Sequence-level k-fold cross-validation
Scenario: Evaluate a model with k-fold CV on RELLIS-3D, ensuring no sequence leaks between train and val (consecutive scans are near-identical — frame-level splits inflate metrics).
APIs: filter(), frame_sequence_ids, filter_sequences(), persisted indices.
Quality filter — run once, persist
Remove frames with too few traversable points. The per-channel form of filter() loads only trav_gt during the sweep, skipping lidar I/O entirely. Save the result so subsequent runs skip the sweep.
import numpy as np
from apairo import Rellis3DDataset
ROOT = "/data/RELLIS"
INDEX_DIR = "./kfold_indices"
MIN_POS = 200
ds = Rellis3DDataset(ROOT, keys=["lidar", "trav_gt"])
filtered_path = f"{INDEX_DIR}/filtered_indices.npy"
if Path(filtered_path).exists():
ds_filtered = ds.filter(np.load(filtered_path))
else:
ds_filtered = ds.filter("trav_gt", lambda gt: int((gt == 1).sum()) >= MIN_POS)
np.save(filtered_path, ds_filtered.indices)
K-fold split at the sequence level
After filtering, ask which sequences are still represented. Then partition those sequence IDs into k folds — not individual frames.
seq_ids = np.unique(ds_filtered.frame_sequence_ids)
rng = np.random.default_rng(seed=42)
order = rng.permutation(len(seq_ids))
folds = np.array_split(order, k)
Building train / val per fold
filter_sequences() maps back onto the already-filtered view.

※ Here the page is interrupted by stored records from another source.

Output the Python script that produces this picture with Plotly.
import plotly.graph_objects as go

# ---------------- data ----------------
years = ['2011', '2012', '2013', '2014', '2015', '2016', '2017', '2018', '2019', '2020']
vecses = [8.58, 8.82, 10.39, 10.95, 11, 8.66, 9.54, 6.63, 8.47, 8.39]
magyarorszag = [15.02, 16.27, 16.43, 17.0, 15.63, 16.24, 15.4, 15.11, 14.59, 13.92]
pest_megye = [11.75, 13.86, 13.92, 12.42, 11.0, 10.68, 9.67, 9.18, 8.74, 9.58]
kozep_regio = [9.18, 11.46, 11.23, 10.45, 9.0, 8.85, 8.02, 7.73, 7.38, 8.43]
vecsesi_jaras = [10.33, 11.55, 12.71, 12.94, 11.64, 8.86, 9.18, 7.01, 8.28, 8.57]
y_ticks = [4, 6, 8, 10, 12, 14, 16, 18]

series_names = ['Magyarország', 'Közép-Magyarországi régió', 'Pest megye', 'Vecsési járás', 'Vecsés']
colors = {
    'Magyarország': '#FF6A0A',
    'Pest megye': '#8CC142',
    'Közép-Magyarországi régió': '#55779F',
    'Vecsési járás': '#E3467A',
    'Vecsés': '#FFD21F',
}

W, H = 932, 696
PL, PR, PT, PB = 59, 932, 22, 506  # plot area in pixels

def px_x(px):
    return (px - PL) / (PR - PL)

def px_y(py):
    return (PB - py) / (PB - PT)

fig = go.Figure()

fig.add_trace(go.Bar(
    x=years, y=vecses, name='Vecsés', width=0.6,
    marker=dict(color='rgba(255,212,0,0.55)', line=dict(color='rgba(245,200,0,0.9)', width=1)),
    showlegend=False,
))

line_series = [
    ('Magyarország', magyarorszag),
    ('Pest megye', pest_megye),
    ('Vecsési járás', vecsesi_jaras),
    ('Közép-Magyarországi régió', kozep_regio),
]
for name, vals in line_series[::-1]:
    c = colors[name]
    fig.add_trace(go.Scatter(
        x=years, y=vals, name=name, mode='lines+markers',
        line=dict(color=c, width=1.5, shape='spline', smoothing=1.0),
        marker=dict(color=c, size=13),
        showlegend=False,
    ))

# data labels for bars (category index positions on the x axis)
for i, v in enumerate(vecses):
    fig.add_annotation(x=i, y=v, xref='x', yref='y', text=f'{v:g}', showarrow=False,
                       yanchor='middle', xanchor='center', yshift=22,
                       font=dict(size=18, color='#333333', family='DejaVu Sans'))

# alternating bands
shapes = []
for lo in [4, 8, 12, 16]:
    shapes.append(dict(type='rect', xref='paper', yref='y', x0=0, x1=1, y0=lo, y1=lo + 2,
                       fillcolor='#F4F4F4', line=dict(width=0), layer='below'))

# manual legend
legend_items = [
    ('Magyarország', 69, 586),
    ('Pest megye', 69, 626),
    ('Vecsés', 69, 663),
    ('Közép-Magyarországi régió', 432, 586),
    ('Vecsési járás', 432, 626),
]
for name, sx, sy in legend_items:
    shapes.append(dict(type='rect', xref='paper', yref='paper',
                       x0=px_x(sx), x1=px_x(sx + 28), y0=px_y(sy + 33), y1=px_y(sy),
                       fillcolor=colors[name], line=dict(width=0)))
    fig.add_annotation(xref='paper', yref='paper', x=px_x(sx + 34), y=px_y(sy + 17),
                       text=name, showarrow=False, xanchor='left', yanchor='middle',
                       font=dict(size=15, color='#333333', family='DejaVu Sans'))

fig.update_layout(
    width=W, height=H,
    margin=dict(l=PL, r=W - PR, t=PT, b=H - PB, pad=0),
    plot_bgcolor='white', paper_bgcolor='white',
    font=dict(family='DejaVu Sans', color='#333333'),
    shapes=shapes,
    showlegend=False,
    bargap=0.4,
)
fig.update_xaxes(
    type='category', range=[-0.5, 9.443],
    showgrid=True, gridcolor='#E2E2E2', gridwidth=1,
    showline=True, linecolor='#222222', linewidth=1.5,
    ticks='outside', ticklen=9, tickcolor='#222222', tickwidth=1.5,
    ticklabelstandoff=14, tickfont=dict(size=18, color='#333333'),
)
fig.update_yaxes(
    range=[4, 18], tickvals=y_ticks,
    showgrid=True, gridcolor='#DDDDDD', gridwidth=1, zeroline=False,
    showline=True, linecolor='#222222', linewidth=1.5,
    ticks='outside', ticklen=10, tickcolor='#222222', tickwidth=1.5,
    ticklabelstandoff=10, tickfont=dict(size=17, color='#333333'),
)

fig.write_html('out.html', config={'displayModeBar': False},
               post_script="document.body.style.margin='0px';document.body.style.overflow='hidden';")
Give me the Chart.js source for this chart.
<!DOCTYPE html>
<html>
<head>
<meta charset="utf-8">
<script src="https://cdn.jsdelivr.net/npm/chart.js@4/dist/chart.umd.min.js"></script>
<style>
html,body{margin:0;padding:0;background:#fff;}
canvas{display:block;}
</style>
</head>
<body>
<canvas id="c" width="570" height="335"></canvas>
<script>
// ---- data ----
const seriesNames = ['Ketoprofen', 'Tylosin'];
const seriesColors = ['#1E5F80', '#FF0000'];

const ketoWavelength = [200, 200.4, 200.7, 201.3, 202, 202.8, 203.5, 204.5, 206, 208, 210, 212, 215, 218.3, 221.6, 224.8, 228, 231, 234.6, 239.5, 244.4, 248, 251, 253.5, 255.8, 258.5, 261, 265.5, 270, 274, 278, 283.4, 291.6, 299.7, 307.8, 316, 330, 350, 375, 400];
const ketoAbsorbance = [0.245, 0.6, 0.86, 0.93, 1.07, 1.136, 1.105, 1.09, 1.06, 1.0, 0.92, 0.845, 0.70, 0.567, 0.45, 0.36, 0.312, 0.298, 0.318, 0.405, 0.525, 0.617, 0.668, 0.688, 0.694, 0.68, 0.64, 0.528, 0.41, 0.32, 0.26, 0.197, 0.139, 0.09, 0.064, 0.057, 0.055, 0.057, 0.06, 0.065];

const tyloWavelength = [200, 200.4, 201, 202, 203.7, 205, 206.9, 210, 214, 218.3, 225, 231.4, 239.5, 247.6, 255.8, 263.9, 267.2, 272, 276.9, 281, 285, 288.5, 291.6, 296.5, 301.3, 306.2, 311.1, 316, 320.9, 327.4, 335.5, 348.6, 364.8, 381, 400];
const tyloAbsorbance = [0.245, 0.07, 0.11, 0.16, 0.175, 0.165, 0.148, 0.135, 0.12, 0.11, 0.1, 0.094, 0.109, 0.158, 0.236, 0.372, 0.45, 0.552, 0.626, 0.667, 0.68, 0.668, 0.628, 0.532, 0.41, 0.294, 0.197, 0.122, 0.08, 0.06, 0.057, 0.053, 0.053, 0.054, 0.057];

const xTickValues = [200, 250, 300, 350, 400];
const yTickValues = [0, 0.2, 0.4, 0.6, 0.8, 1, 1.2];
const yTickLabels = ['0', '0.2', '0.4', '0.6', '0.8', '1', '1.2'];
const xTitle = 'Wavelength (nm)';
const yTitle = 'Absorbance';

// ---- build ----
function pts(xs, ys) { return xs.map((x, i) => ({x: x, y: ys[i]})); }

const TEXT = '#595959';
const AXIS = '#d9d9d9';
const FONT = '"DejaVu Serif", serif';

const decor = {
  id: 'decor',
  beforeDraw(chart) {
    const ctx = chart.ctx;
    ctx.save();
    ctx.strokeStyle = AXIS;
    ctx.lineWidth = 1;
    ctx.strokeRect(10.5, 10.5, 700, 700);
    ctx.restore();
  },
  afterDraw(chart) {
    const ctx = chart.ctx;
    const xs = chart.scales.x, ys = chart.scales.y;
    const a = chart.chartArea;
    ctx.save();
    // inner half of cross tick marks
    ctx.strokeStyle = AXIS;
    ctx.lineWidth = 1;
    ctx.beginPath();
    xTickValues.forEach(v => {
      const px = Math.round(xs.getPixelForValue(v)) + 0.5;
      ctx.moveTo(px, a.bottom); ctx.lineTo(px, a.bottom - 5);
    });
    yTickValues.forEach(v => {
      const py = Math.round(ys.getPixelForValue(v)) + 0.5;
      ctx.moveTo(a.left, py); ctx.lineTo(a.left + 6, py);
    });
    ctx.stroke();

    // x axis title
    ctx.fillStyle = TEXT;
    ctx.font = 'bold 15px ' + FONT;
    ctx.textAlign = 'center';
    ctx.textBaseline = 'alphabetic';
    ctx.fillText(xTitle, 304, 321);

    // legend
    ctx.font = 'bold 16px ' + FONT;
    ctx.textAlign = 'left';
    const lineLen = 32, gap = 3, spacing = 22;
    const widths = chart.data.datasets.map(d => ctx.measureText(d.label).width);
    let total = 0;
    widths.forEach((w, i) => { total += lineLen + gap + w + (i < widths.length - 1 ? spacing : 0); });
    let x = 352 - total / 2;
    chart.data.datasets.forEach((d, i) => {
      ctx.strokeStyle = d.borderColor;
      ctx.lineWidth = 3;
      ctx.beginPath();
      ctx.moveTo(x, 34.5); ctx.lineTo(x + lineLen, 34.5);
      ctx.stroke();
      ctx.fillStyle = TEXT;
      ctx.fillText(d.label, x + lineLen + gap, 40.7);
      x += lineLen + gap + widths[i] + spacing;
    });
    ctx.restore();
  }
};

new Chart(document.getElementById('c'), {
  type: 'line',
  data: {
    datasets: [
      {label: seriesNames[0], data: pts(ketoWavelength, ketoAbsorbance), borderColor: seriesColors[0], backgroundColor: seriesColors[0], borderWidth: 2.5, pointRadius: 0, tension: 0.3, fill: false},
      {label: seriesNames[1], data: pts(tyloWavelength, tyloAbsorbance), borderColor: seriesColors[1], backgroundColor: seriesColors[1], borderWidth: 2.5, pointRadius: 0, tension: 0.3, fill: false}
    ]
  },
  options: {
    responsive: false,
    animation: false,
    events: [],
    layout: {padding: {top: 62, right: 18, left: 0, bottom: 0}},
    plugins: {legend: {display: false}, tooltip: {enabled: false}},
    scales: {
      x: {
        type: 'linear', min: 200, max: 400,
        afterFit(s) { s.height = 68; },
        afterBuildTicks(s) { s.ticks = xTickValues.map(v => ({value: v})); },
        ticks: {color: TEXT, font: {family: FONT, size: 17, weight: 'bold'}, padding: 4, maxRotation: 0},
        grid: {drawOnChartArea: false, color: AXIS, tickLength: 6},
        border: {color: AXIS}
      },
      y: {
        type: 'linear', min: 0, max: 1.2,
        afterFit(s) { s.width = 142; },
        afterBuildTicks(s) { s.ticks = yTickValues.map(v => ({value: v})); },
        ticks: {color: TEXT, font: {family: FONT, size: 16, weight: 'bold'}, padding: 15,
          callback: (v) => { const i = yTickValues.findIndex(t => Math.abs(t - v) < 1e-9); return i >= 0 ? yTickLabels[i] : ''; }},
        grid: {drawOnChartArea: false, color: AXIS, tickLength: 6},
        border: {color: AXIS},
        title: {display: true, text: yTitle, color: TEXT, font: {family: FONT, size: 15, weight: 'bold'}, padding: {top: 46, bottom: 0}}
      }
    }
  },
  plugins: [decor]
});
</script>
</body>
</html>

No new disk sweep — it's a numpy index selection on top of the existing FilteredView.
from torch.utils.data import DataLoader
k = 5
for fold_idx, val_order in enumerate(folds):
train_order = np.concatenate([folds[j] for j in range(k) if j != fold_idx])
ds_train = ds_filtered.filter_sequences(seq_ids[train_order].tolist())
ds_val = ds_filtered.filter_sequences(seq_ids[val_order].tolist())
train_loader = DataLoader(ds_train, batch_size=4, shuffle=True)
val_loader = DataLoader(ds_val, batch_size=4, shuffle=False)
# ... model.fit(train_loader, val_loader) ...
Sequence-level, not frame-level
Random frame-level splits on time-series data create temporal leakage: frames at index i and i+1 are almost identical, so a model trivially generalises across the split. Always partition at the sequence boundary.